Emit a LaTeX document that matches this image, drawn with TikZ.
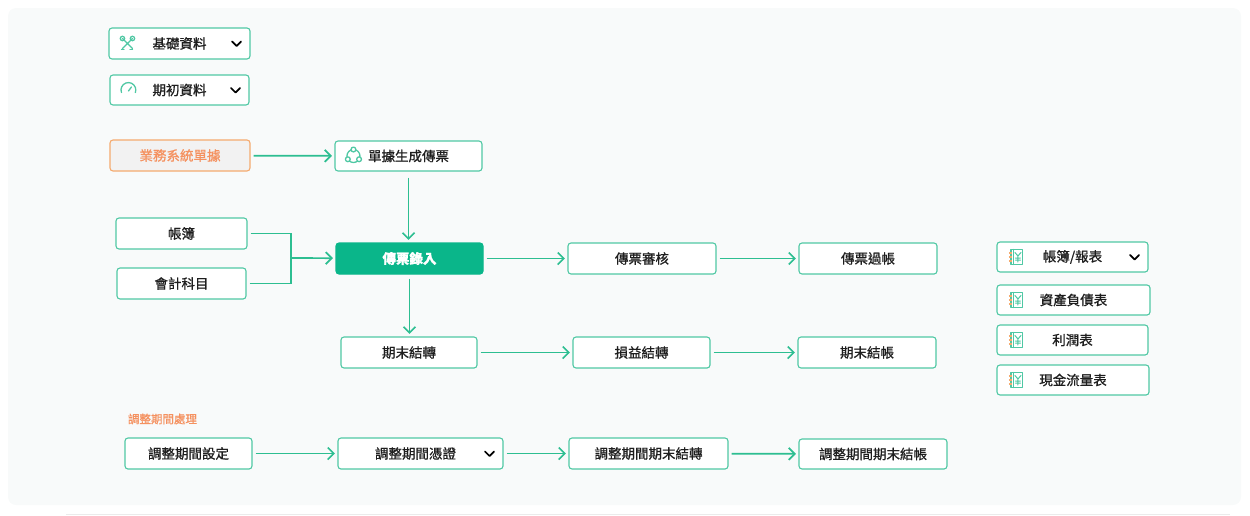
\documentclass[tikz,border=0pt]{standalone}
\usepackage{fontspec}
\setmainfont{Noto Sans CJK TC}[FakeBold=0.9]
\usetikzlibrary{arrows.meta}
\definecolor{panel}{RGB}{248,250,250}
\definecolor{boxgreen}{RGB}{80,200,164}
\definecolor{arrowgreen}{RGB}{45,190,145}
\definecolor{fillgreen}{RGB}{10,182,138}
\definecolor{boxorange}{RGB}{245,170,110}
\definecolor{textorange}{RGB}{245,145,95}
\definecolor{textdark}{RGB}{30,30,30}
\tikzset{
    every node/.style={align=center,font=\fontsize{13.5}{16}\selectfont,text=textdark,},
    stepbox/.style={draw=boxgreen,fill=white,rectangle,rounded corners=3pt,line width=1.1pt,inner sep=0pt,minimum height=31pt,},
    mainbox/.style={stepbox,draw=fillgreen,fill=fillgreen,text=white,font=\fontsize{13.5}{16}\selectfont\bfseries,},
    srcbox/.style={stepbox,draw=boxorange,fill=black!5,text=textorange,},
    sublabel/.style={font=\fontsize{11.5}{14}\selectfont,text=textorange,},
    flow/.style={draw=arrowgreen,line width=1.7pt,-{Straight Barb[length=6pt,width=12pt]},shorten >=2.5pt,shorten <=3pt,},
    link/.style={draw=arrowgreen,line width=1.7pt,shorten <=3pt,},
    icon/.style={draw=boxgreen,line width=1.3pt,line cap=round,line join=round,},
    chev/.style={draw=black,line width=1.7pt,line cap=round,line join=round,},
}
\newcommand{\chevron}[1]{\draw[chev] ([xshift=-14pt]#1.east) ++(-4.5,-2) -- ++(4.5,4.5) -- ++(4.5,-4.5);}
\newcommand{\bookicon}[1]{%
    \begin{scope}[shift={([xshift=20pt]#1.west)}]
        \draw[icon] (-5.5,-7.5) rectangle (6,7.5);
        \draw[icon] (-3,-7.5) -- (-3,7.5);
        \foreach \yy in {-4,0,4} \draw[draw=boxorange,line width=1.2pt] (-7.5,\yy) -- (-4.5,\yy);
        \draw[icon,line width=1pt] (-1.5,-4.5) -- (1.5,-1) -- (4.5,-4.5) (1.5,-1) -- (1.5,5) (-1,1) -- (4,1) (-1,3.2) -- (4,3.2);
    \end{scope}}

\begin{document}
\begin{tikzpicture}[x=1pt,y=-1pt]
    \useasboundingbox (0,0) rectangle (1250,515);
    \fill[panel,rounded corners=8pt] (8,8) rectangle (1241,505);
    \draw[black!8,line width=1pt] (66,514) -- (1230,514);

    % top menus
    \node[stepbox,minimum width=141pt] (jichu) at (179.5,43.5) {基礎資料};
    \node[stepbox,minimum width=139pt,minimum height=30pt] (qichu) at (179.5,90) {期初資料};
    \chevron{jichu}
    \chevron{qichu}
    \draw[icon] ([xshift=19pt]jichu.west) ++(-5,-5) -- ++(10,10) ++(0,-10) -- ++(-10,10);
    \draw[icon] ([xshift=19pt]jichu.west) ++(-5,-5) circle (2.2) ++(10,0) circle (2.2);
    \draw[icon] ([xshift=19pt]jichu.west) ++(-6,6) -- ++(2.5,0) ++(8.5,0) -- ++(-2.5,0);
    \draw[icon] ([xshift=19pt]qichu.west) ++(-7,2.5) arc (160:380:7.4);
    \draw[icon] ([xshift=19pt]qichu.west) ++(0,1) -- ++(3,-4);

    % voucher flow
    \node[srcbox,minimum width=140pt] (yewu) at (180,155.5) {業務系統單據};
    \node[stepbox,minimum width=147pt,minimum height=30pt] (shengcheng) at (408.5,156) {單據生成傳票};
    \draw[icon] ([xshift=19pt]shengcheng.west) circle (6.5);
    \foreach \ang in {90,210,330}
        \filldraw[icon,fill=white] ([xshift=19pt]shengcheng.west) ++(\ang+180:6.5) circle (2.4);

    \node[stepbox,minimum width=131pt] (zhangbu) at (181.5,233.5) {帳簿};
    \node[stepbox,minimum width=129pt] (kemu) at (181.5,283.5) {會計科目};
    \coordinate (merge) at (291,258);

    \node[mainbox,minimum width=147pt] (luru) at (409.5,258.5) {傳票錄入};
    \node[stepbox,minimum width=148pt] (shenhe) at (642,258.5) {傳票審核};
    \node[stepbox,minimum width=138pt] (guozhang) at (868,258.5) {傳票過帳};

    \node[stepbox,minimum width=136pt] (jiezhuan) at (409,352.5) {期末結轉};
    \node[stepbox,minimum width=137pt] (sunyi) at (641.5,352.5) {損益結轉};
    \node[stepbox,minimum width=138pt] (jiezhang) at (867,352.5) {期末結帳};

    \draw[flow] (yewu) to (shengcheng);
    \draw[flow,shorten <=6pt] (shengcheng.south) to (shengcheng.south |- luru.north);
    \draw[link] (zhangbu.east) -| (merge);
    \draw[link] (kemu.east) -| (merge);
    \draw[flow,shorten <=0pt] (merge) to (luru);
    \draw[flow] (luru) to (shenhe);
    \draw[flow] (shenhe) to (guozhang);
    \draw[flow,shorten <=4pt] (luru.south) to (luru.south |- jiezhuan.north);
    \draw[flow] (jiezhuan) to (sunyi);
    \draw[flow] (sunyi) to (jiezhang);

    % reports
    \node[stepbox,minimum width=151pt,minimum height=30pt] (baobiao) at (1072.5,257) {帳簿/報表};
    \node[stepbox,minimum width=153pt,minimum height=30pt] (zichan) at (1073.5,300) {資產負債表};
    \node[stepbox,minimum width=151pt,minimum height=30pt] (lirun) at (1072.5,340) {利潤表};
    \node[stepbox,minimum width=152pt,minimum height=30pt] (xianjin) at (1073,380) {現金流量表};
    \chevron{baobiao}
    \foreach \nn in {baobiao,zichan,lirun,xianjin} {\bookicon{\nn}}

    % adjustment period
    \node[sublabel] (tzlabel) at (162.5,419) {調整期間處理};
    \node[stepbox,minimum width=127pt] (tzsheding) at (188.5,453.5) {調整期間設定};
    \node[stepbox,minimum width=165pt] (tzpingzheng) at (420.5,453.5) {\hspace*{-10pt}調整期間憑證};
    \node[stepbox,minimum width=159pt] (tzjiezhuan) at (648.5,453.5) {調整期間期末結轉};
    \node[stepbox,minimum width=148pt,minimum height=30pt] (tzjiezhang) at (873,454) {調整期間期末結帳};
    \chevron{tzpingzheng}

    \draw[flow] (tzsheding) to (tzpingzheng);
    \draw[flow] (tzpingzheng) to (tzjiezhuan);
    \draw[flow] (tzjiezhuan) to (tzjiezhang);
\end{tikzpicture}
\end{document}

§ **Written request**:
Quote everything in the listing above exactly; pictures are the only thing to omit.

§ **Solution to this problem**:
Emit a LaTeX document that matches this image, drawn with TikZ.
\documentclass[tikz,border=0pt]{standalone}
\usepackage{fontspec}
\setmainfont{Noto Sans CJK TC}[FakeBold=0.9]
\usetikzlibrary{arrows.meta}
\definecolor{panel}{RGB}{248,250,250}
\definecolor{boxgreen}{RGB}{80,200,164}
\definecolor{arrowgreen}{RGB}{45,190,145}
\definecolor{fillgreen}{RGB}{10,182,138}
\definecolor{boxorange}{RGB}{245,170,110}
\definecolor{textorange}{RGB}{245,145,95}
\definecolor{textdark}{RGB}{30,30,30}
\tikzset{
    every node/.style={align=center,font=\fontsize{13.5}{16}\selectfont,text=textdark,},
    stepbox/.style={draw=boxgreen,fill=white,rectangle,rounded corners=3pt,line width=1.1pt,inner sep=0pt,minimum height=31pt,},
    mainbox/.style={stepbox,draw=fillgreen,fill=fillgreen,text=white,font=\fontsize{13.5}{16}\selectfont\bfseries,},
    srcbox/.style={stepbox,draw=boxorange,fill=black!5,text=textorange,},
    sublabel/.style={font=\fontsize{11.5}{14}\selectfont,text=textorange,},
    flow/.style={draw=arrowgreen,line width=1.7pt,-{Straight Barb[length=6pt,width=12pt]},shorten >=2.5pt,shorten <=3pt,},
    link/.style={draw=arrowgreen,line width=1.7pt,shorten <=3pt,},
    icon/.style={draw=boxgreen,line width=1.3pt,line cap=round,line join=round,},
    chev/.style={draw=black,line width=1.7pt,line cap=round,line join=round,},
}
\newcommand{\chevron}[1]{\draw[chev] ([xshift=-14pt]#1.east) ++(-4.5,-2) -- ++(4.5,4.5) -- ++(4.5,-4.5);}
\newcommand{\bookicon}[1]{%
    \begin{scope}[shift={([xshift=20pt]#1.west)}]
        \draw[icon] (-5.5,-7.5) rectangle (6,7.5);
        \draw[icon] (-3,-7.5) -- (-3,7.5);
        \foreach \yy in {-4,0,4} \draw[draw=boxorange,line width=1.2pt] (-7.5,\yy) -- (-4.5,\yy);
        \draw[icon,line width=1pt] (-1.5,-4.5) -- (1.5,-1) -- (4.5,-4.5) (1.5,-1) -- (1.5,5) (-1,1) -- (4,1) (-1,3.2) -- (4,3.2);
    \end{scope}}

\begin{document}
\begin{tikzpicture}[x=1pt,y=-1pt]
    \useasboundingbox (0,0) rectangle (1250,515);
    \fill[panel,rounded corners=8pt] (8,8) rectangle (1241,505);
    \draw[black!8,line width=1pt] (66,514) -- (1230,514);

    % top menus
    \node[stepbox,minimum width=141pt] (jichu) at (179.5,43.5) {基礎資料};
    \node[stepbox,minimum width=139pt,minimum height=30pt] (qichu) at (179.5,90) {期初資料};
    \chevron{jichu}
    \chevron{qichu}
    \draw[icon] ([xshift=19pt]jichu.west) ++(-5,-5) -- ++(10,10) ++(0,-10) -- ++(-10,10);
    \draw[icon] ([xshift=19pt]jichu.west) ++(-5,-5) circle (2.2) ++(10,0) circle (2.2);
    \draw[icon] ([xshift=19pt]jichu.west) ++(-6,6) -- ++(2.5,0) ++(8.5,0) -- ++(-2.5,0);
    \draw[icon] ([xshift=19pt]qichu.west) ++(-7,2.5) arc (160:380:7.4);
    \draw[icon] ([xshift=19pt]qichu.west) ++(0,1) -- ++(3,-4);

    % voucher flow
    \node[srcbox,minimum width=140pt] (yewu) at (180,155.5) {業務系統單據};
    \node[stepbox,minimum width=147pt,minimum height=30pt] (shengcheng) at (408.5,156) {單據生成傳票};
    \draw[icon] ([xshift=19pt]shengcheng.west) circle (6.5);
    \foreach \ang in {90,210,330}
        \filldraw[icon,fill=white] ([xshift=19pt]shengcheng.west) ++(\ang+180:6.5) circle (2.4);

    \node[stepbox,minimum width=131pt] (zhangbu) at (181.5,233.5) {帳簿};
    \node[stepbox,minimum width=129pt] (kemu) at (181.5,283.5) {會計科目};
    \coordinate (merge) at (291,258);

    \node[mainbox,minimum width=147pt] (luru) at (409.5,258.5) {傳票錄入};
    \node[stepbox,minimum width=148pt] (shenhe) at (642,258.5) {傳票審核};
    \node[stepbox,minimum width=138pt] (guozhang) at (868,258.5) {傳票過帳};

    \node[stepbox,minimum width=136pt] (jiezhuan) at (409,352.5) {期末結轉};
    \node[stepbox,minimum width=137pt] (sunyi) at (641.5,352.5) {損益結轉};
    \node[stepbox,minimum width=138pt] (jiezhang) at (867,352.5) {期末結帳};

    \draw[flow] (yewu) to (shengcheng);
    \draw[flow,shorten <=6pt] (shengcheng.south) to (shengcheng.south |- luru.north);
    \draw[link] (zhangbu.east) -| (merge);
    \draw[link] (kemu.east) -| (merge);
    \draw[flow,shorten <=0pt] (merge) to (luru);
    \draw[flow] (luru) to (shenhe);
    \draw[flow] (shenhe) to (guozhang);
    \draw[flow,shorten <=4pt] (luru.south) to (luru.south |- jiezhuan.north);
    \draw[flow] (jiezhuan) to (sunyi);
    \draw[flow] (sunyi) to (jiezhang);

    % reports
    \node[stepbox,minimum width=151pt,minimum height=30pt] (baobiao) at (1072.5,257) {帳簿/報表};
    \node[stepbox,minimum width=153pt,minimum height=30pt] (zichan) at (1073.5,300) {資產負債表};
    \node[stepbox,minimum width=151pt,minimum height=30pt] (lirun) at (1072.5,340) {利潤表};
    \node[stepbox,minimum width=152pt,minimum height=30pt] (xianjin) at (1073,380) {現金流量表};
    \chevron{baobiao}
    \foreach \nn in {baobiao,zichan,lirun,xianjin} {\bookicon{\nn}}

    % adjustment period
    \node[sublabel] (tzlabel) at (162.5,419) {調整期間處理};
    \node[stepbox,minimum width=127pt] (tzsheding) at (188.5,453.5) {調整期間設定};
    \node[stepbox,minimum width=165pt] (tzpingzheng) at (420.5,453.5) {\hspace*{-10pt}調整期間憑證};
    \node[stepbox,minimum width=159pt] (tzjiezhuan) at (648.5,453.5) {調整期間期末結轉};
    \node[stepbox,minimum width=148pt,minimum height=30pt] (tzjiezhang) at (873,454) {調整期間期末結帳};
    \chevron{tzpingzheng}

    \draw[flow] (tzsheding) to (tzpingzheng);
    \draw[flow] (tzpingzheng) to (tzjiezhuan);
    \draw[flow] (tzjiezhuan) to (tzjiezhang);
\end{tikzpicture}
\end{document}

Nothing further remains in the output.